As is his custom in concert, Sting presented way too much of his latest album, in this case, 'Mercury Falling', methodically and back-to-back. There was an efficient, if slightly rote, feel to the way he moved through the opening 'The Hounds of Winter', 'I Hung My Head' and the leisurely 'I Was Brought to My Senses'.

It would be five songs into his set before he delivered the familiar 'If You Love Somebody Set Them Free' and fans finally stopped chattering to hear the danceable tune. A man of few words - he seems to use them all up in his literary-heavy songs - Sting finally addressed his audience, making reference to the tri-county torrential storms that soaked people on the drive to the partially open-air amphitheater (by Sting's set the clouds parted and a quarter moon shone, almost as if a prop).

''I'm from England and I thought I've seen rain,'' Sting joked. ''This song is about South Florida weather - all four seasons at once.'' He then moved from yet another new song (All Four Seasons) right on through his almost two-hour set, rarely deviating from the script.

When he did take some risks his show proved extremely entertaining.

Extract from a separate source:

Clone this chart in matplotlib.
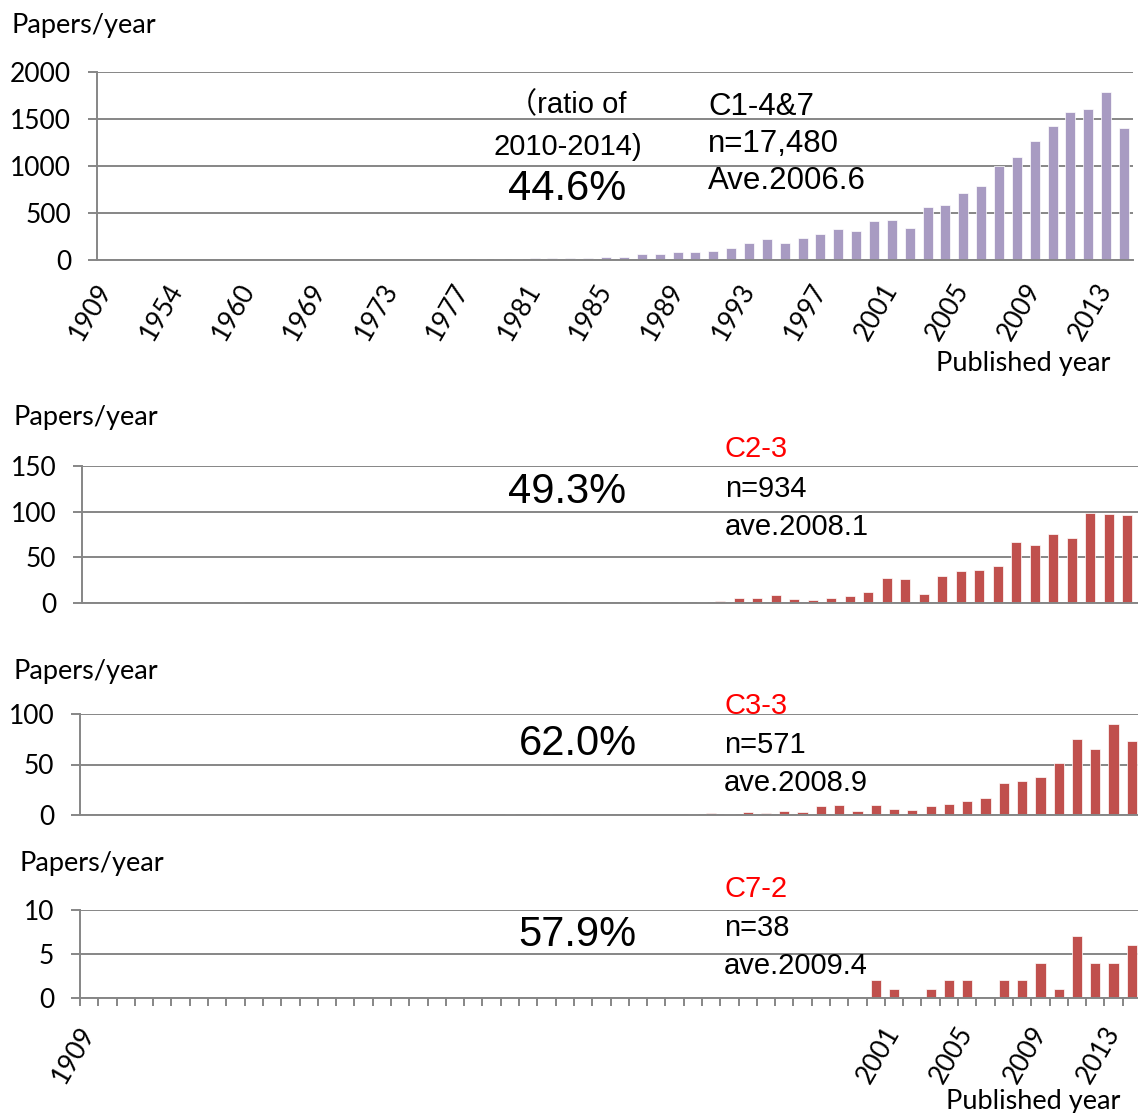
import numpy as np
import matplotlib
matplotlib.use("Agg")
import matplotlib.pyplot as plt

# categories (only some are labelled on the chart)
years = ["1909", "1937", "1948", "1950", "1954", "1955", "1957", "1959",
         "1960", "1962", "1964", "1966"] + [str(y) for y in range(1969, 2015)]

# C1-4&7 (all), papers/year
c1_years = [str(y) for y in range(1969, 2015)]
c1_vals = [3, 1, 3, 2, 2, 3, 5, 7, 8, 9, 15, 14, 16, 18, 22, 25, 30, 35,
           66, 60, 80, 90, 97, 130, 184, 220, 186, 235, 278, 325, 312,
           420, 428, 337, 560, 590, 712, 785, 1005, 1100, 1262,
           1422, 1571, 1610, 1784, 1408]
c1_early = {"1909": 1, "1954": 1, "1960": 1, "1964": 1}

# C2-3
c2_years = ["1960", "1976", "1982", "1983", "1987", "1988", "1989"] + \
    [str(y) for y in range(1990, 2015)]
c2_vals = [1, 1, 1, 1, 1, 1, 1,
           1, 2, 6, 6, 9, 4, 3, 5, 8, 12, 27, 26, 10, 30, 35, 36, 41,
           67, 63, 76, 71, 99, 97, 96, 97]

# C3-3
c3_years = ["1980", "1982"] + [str(y) for y in range(1990, 2015)]
c3_vals = [1, 1,
           1, 2, 1, 3, 2, 4, 3, 9, 10, 4, 10, 6, 5, 9, 11, 14, 17, 32,
           34, 38, 51, 75, 65, 90, 73]

# C7-2
c7_years = [str(y) for y in range(2000, 2015)]
c7_vals = [2, 1, 0, 1, 2, 2, 0, 2, 2, 4, 1, 7, 4, 4, 6]

W, H = 1138, 1113
GRID = "#868686"
PURPLE = "#A89BC2"
RED = "#C0504D"
AX_FONT = "Lato"
NOTE_FONT = ["Liberation Sans", "Noto Sans CJK JP", "DejaVu Sans"]
TICK_SIZE = 19
LABEL_SIZE = 19.5


def series(names, vals):
    out = np.zeros(len(years))
    for n, v in zip(names, vals):
        out[years.index(n)] = v
    return out


def make_axes(fig, left, right, top, bottom):
    # pixel box -> figure fraction
    return fig.add_axes([left / W, 1 - bottom / H, (right - left) / W, (bottom - top) / H])


def style(ax, ymax, step):
    ax.set_xlim(-0.5, len(years) - 0.5)
    ax.set_ylim(0, ymax)
    ax.set_yticks(np.arange(0, ymax + step / 2, step))
    ax.yaxis.grid(True, color=GRID, lw=1.4)
    ax.set_axisbelow(True)
    for s in ["top", "right"]:
        ax.spines[s].set_visible(False)
    for s in ["left", "bottom"]:
        ax.spines[s].set_color(GRID)
        ax.spines[s].set_linewidth(1.4)
    ax.tick_params(axis="y", length=6.5, width=1.4, color=GRID, pad=12,
                   labelsize=TICK_SIZE)
    for lab in ax.get_yticklabels():
        lab.set_fontfamily(AX_FONT)
    ax.set_xticks([])


def ftext(fig, x, y, s, **kw):
    fig.text(x / W, 1 - y / H, s, **kw)


fig = plt.figure(figsize=(W / 100, H / 100), dpi=100)
x = np.arange(len(years))

# ---- panel 1
ax1 = make_axes(fig, 97, 1133, 72, 260)
v1 = series(c1_years, c1_vals) + series(list(c1_early), list(c1_early.values()))
ax1.bar(x, v1, width=0.56, color=PURPLE, edgecolor="white", linewidth=0.5)
style(ax1, 2000, 500)
ax1.set_xticks(x[::4])
ax1.set_xticklabels(years[::4], rotation=60, ha="right", va="center",
                    rotation_mode="anchor", fontsize=TICK_SIZE, family=AX_FONT)
ax1.tick_params(axis="x", length=0, pad=18)

ftext(fig, 567, 105, "（ratio of", ha="center", va="center", fontsize=21, family=NOTE_FONT)
ftext(fig, 568, 147, "2010-2014)", ha="center", va="center", fontsize=21, family=NOTE_FONT)
ftext(fig, 567, 189, "44.6%", ha="center", va="center", fontsize=30, family=NOTE_FONT)
ftext(fig, 708, 107, "C1-4&7", ha="left", va="center", fontsize=22.5, family=NOTE_FONT)
ftext(fig, 708, 144, "n=17,480", ha="left", va="center", fontsize=22.5, family=NOTE_FONT)
ftext(fig, 708, 181, "Ave.2006.6", ha="left", va="center", fontsize=22.5, family=NOTE_FONT)
ftext(fig, 12, 25, "Papers/year", ha="left", va="center", fontsize=LABEL_SIZE, family=AX_FONT)
ftext(fig, 1023, 363, "Published year", ha="center", va="center", fontsize=LABEL_SIZE, family=AX_FONT)

# ---- panel 2
ax2 = make_axes(fig, 82, 1155, 466, 603)
ax2.bar(x, series(c2_years, c2_vals), width=0.56, color=RED, edgecolor="white", linewidth=0.5)
style(ax2, 150, 50)
ftext(fig, 14, 417, "Papers/year", ha="left", va="center", fontsize=LABEL_SIZE, family=AX_FONT)
ftext(fig, 567, 492, "49.3%", ha="center", va="center", fontsize=30, family=NOTE_FONT)
ftext(fig, 725, 449, "C2-3", ha="left", va="center", fontsize=21, color="red", family=NOTE_FONT)
ftext(fig, 725, 489, "n=934", ha="left", va="center", fontsize=21, family=NOTE_FONT)
ftext(fig, 725, 527, "ave.2008.1", ha="left", va="center", fontsize=21, family=NOTE_FONT)

# ---- panel 3
ax3 = make_axes(fig, 80, 1141, 714, 815)
ax3.bar(x, series(c3_years, c3_vals), width=0.56, color=RED, edgecolor="white", linewidth=0.5)
style(ax3, 100, 50)
ftext(fig, 14, 671, "Papers/year", ha="left", va="center", fontsize=LABEL_SIZE, family=AX_FONT)
ftext(fig, 578, 744, "62.0%", ha="center", va="center", fontsize=30, family=NOTE_FONT)
ftext(fig, 724, 706, "C3-3", ha="left", va="center", fontsize=21, color="red", family=NOTE_FONT)
ftext(fig, 724, 745, "n=571", ha="left", va="center", fontsize=21, family=NOTE_FONT)
ftext(fig, 724, 783, "ave.2008.9", ha="left", va="center", fontsize=21, family=NOTE_FONT)

# ---- panel 4
ax4 = make_axes(fig, 80, 1141, 910, 998)
ax4.bar(x, series(c7_years, c7_vals), width=0.56, color=RED, edgecolor="white", linewidth=0.5)
style(ax4, 10, 5)
shown = ["1909", "2001", "2005", "2009", "2013"]
ax4.set_xticks([years.index(s) for s in shown])
ax4.set_xticklabels(shown, rotation=60, ha="right", va="center",
                    rotation_mode="anchor", fontsize=TICK_SIZE, family=AX_FONT)
ax4.tick_params(axis="x", length=0, pad=22)
ax4.set_xticks(np.arange(-0.5, len(years)), minor=True)
ax4.tick_params(axis="x", which="minor", length=6, width=1.4, color=GRID)
ftext(fig, 20, 864, "Papers/year", ha="left", va="center", fontsize=LABEL_SIZE, family=AX_FONT)
ftext(fig, 577, 935, "57.9%", ha="center", va="center", fontsize=30, family=NOTE_FONT)
ftext(fig, 724, 889, "C7-2", ha="left", va="center", fontsize=21, color="red", family=NOTE_FONT)
ftext(fig, 724, 928, "n=38", ha="left", va="center", fontsize=21, family=NOTE_FONT)
ftext(fig, 724, 966, "ave.2009.4", ha="left", va="center", fontsize=21, family=NOTE_FONT)
ftext(fig, 1033, 1102, "Published year", ha="center", va="center", fontsize=LABEL_SIZE, family=AX_FONT)

fig.savefig("out.png", dpi=100)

He recharged 'When the World Is Running Down, You Make the Best of What's Still Around' into a furious jam with Kenny Kirkland's jazzy piano fills and drummer Vinnie Colaiuta's aggressive backbeat. Saxophonist Butch Thomas set aside his instrument to insert a fresh, mid-song rap into the regal 'Englishman in New York', and the devilishly obsessive 'Mad About You' achieved a majestic aura.

Sting leads a tight, crafty band and Coral Sky's pristine sound system showed them off to good advantage. (Were it not for a woefully archaic parking system that had concertgoers backed up in the lots for more than an hour trying to get out - shades of the old Hollywood Sportatorium days - the gleaming Coral Sky would be a pretty near perfect concert site.)

Natalie Merchant, who is the commercial draw on the bill thanks to the success of her subdued 'Tigerlily' solo album, struggled with ''the worst head cold of my life,'' yet her ailment wasn't readily apparent in her vocals, which sounded solid, save a bum note here or there.

Still, she seemed lost in the large venue, and her 50-minute set lacked the intimacy of her stunning Sunrise show last year. Her musicians meandered, turning the closing 'City of Angels' into a somewhat tedious dirge. Yet Merchant, though less animated than in the past, remains an intriguingly Bohemian presence in her pigtails and simple pink dress. Her moves are graceful, her melodies - particularly 'San Andreas Fault' and 'Wonder' - resonate.

Newcomer Soraya had the thankless task of opening the stacked bill while some 20,000 people were still milling about. Too bad. She performed acoustically for about 20 minutes, but her bilingual songs are supremely melodic and live her voice seems fuller than on her CD 'On Nights Like This' and its Spanish equivalent 'En Esta Noche'. The talented singer/songwriter could do much more with a full set.